__Data listing__
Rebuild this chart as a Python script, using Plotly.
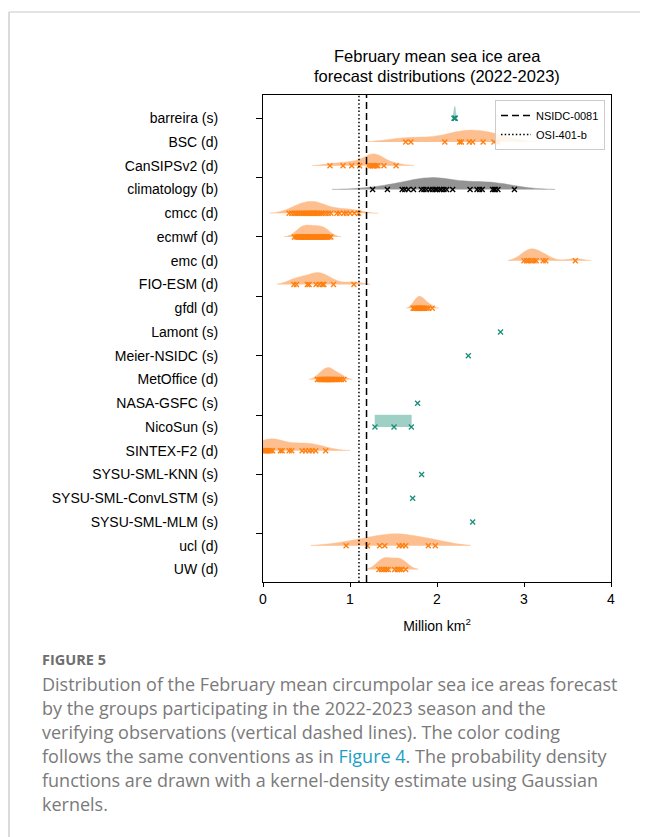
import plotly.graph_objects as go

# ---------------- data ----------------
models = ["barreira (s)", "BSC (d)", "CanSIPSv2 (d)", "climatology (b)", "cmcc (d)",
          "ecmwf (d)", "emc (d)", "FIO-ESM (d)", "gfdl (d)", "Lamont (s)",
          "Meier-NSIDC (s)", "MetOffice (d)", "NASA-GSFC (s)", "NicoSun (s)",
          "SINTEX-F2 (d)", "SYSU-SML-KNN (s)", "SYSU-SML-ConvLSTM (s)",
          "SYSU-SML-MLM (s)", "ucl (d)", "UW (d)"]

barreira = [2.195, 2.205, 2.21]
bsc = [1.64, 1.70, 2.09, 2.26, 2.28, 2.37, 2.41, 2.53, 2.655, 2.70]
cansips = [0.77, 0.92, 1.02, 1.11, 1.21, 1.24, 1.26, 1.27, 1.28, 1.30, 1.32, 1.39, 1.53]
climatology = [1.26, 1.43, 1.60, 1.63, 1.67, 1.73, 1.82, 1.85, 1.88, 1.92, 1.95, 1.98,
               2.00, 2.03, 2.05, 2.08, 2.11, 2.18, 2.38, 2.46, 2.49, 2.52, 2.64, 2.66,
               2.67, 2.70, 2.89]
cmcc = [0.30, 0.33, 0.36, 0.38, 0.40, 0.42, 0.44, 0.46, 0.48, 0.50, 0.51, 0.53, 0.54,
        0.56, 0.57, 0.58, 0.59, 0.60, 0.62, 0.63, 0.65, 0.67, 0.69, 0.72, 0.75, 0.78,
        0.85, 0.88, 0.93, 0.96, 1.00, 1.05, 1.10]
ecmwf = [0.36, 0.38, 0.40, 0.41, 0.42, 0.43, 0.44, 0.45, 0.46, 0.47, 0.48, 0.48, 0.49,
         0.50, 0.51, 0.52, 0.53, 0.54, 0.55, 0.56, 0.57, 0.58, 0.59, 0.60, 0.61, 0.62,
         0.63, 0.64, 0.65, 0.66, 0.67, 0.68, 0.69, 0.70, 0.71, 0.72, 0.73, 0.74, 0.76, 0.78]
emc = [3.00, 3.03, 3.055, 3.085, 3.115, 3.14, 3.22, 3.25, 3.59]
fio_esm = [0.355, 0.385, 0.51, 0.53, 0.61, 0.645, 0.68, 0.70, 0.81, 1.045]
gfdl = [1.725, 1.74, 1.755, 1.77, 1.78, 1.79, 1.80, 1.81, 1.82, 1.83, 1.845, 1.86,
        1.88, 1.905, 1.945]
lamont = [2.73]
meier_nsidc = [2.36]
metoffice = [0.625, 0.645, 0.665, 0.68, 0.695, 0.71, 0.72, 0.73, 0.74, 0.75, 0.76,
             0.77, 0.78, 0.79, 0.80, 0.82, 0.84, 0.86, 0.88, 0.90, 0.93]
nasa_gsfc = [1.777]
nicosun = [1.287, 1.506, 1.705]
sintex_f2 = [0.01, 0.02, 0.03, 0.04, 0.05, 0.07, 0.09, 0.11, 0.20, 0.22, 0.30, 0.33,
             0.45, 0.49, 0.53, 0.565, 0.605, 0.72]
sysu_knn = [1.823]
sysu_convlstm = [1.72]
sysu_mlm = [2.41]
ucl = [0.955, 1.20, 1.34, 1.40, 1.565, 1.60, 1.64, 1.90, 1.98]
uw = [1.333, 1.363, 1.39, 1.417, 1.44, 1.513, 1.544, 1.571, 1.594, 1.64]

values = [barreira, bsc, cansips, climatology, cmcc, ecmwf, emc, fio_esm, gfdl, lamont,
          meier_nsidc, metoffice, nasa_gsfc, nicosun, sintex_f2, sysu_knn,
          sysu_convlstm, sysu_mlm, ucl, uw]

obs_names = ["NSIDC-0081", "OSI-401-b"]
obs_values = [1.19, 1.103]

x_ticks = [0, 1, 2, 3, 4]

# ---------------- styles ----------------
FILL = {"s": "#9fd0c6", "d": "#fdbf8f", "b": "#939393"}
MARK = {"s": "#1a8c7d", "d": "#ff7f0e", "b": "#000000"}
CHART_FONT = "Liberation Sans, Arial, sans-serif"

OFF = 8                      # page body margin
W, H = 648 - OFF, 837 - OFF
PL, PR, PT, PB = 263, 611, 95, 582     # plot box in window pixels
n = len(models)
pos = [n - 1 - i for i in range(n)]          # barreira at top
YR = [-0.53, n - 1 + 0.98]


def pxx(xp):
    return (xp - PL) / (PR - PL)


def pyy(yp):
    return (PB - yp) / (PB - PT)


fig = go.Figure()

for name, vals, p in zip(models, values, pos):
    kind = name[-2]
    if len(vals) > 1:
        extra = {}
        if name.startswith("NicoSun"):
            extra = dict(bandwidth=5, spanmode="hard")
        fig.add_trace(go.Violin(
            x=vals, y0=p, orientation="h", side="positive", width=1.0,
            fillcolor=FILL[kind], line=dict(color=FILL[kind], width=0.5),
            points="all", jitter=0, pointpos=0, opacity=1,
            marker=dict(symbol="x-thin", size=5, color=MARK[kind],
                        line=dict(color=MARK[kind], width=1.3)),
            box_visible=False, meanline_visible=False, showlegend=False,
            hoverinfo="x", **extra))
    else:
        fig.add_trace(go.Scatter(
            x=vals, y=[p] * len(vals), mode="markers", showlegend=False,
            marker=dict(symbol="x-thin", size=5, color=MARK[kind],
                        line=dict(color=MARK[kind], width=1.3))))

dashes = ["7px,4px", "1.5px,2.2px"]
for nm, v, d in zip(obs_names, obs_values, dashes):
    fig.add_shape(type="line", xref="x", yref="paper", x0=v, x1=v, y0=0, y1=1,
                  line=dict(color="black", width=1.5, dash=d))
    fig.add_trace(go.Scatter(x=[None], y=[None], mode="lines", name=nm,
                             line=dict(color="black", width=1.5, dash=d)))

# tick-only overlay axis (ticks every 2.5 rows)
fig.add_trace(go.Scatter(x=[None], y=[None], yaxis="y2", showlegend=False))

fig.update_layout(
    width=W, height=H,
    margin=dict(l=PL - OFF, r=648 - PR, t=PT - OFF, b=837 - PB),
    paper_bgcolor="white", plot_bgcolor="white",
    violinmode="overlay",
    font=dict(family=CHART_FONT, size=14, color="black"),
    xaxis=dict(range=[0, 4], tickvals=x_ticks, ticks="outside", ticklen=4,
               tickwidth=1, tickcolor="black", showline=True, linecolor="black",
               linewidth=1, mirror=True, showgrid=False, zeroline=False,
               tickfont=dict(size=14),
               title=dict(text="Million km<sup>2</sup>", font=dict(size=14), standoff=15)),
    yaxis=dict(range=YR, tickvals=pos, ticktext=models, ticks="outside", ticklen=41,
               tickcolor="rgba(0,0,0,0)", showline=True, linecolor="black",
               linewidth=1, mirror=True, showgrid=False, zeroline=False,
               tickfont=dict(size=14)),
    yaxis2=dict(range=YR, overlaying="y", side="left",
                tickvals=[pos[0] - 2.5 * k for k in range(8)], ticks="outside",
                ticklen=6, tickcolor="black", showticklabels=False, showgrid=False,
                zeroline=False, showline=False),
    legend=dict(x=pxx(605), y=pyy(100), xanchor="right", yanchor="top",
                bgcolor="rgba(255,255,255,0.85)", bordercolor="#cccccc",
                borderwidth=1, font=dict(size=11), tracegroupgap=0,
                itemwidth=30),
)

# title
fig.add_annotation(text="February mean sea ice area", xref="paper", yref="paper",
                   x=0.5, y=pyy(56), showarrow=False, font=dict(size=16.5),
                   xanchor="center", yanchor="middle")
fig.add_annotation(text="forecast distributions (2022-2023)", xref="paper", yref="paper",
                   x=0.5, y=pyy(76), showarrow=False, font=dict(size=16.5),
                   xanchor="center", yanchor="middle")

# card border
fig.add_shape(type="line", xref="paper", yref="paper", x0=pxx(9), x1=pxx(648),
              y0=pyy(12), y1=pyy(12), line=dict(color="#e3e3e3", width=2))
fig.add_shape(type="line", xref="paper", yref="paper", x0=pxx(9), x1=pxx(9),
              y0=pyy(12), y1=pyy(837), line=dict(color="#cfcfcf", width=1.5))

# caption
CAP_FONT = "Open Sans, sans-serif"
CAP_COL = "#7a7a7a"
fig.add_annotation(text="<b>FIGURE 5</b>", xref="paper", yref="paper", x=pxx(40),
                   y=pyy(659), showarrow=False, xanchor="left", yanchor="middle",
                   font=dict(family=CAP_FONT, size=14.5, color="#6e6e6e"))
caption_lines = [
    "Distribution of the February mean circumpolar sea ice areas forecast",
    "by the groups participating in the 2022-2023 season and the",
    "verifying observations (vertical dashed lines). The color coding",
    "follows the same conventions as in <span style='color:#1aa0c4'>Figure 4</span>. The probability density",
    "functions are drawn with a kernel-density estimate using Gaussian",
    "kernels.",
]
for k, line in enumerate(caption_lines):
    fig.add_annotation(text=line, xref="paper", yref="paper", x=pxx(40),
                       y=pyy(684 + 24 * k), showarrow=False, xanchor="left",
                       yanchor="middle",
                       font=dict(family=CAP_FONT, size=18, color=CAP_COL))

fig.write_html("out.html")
...
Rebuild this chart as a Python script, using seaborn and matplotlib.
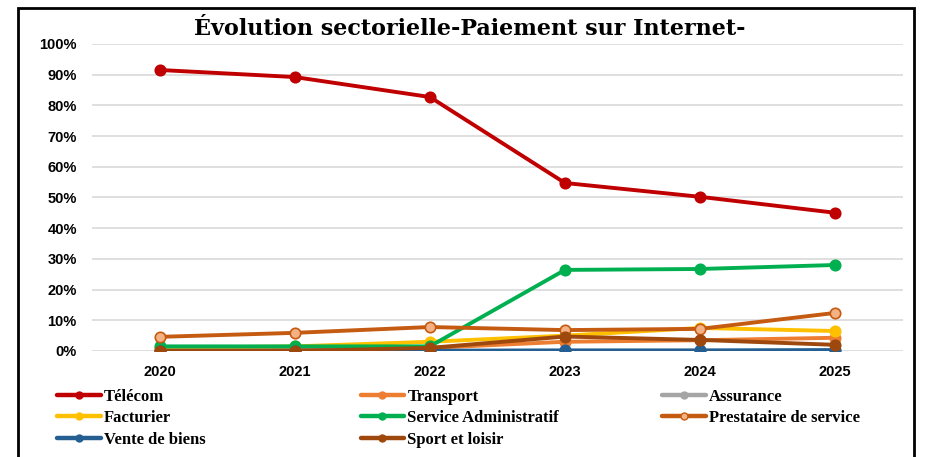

__Request__
Repeat, with no pictures, exactly the lines from the one containing "Rebuild this chart as a Python script, using Plotly." through the one containing "import plotly.graph_objects as go", the first and last included.

__Correct answer__
Rebuild this chart as a Python script, using Plotly.
import plotly.graph_objects as go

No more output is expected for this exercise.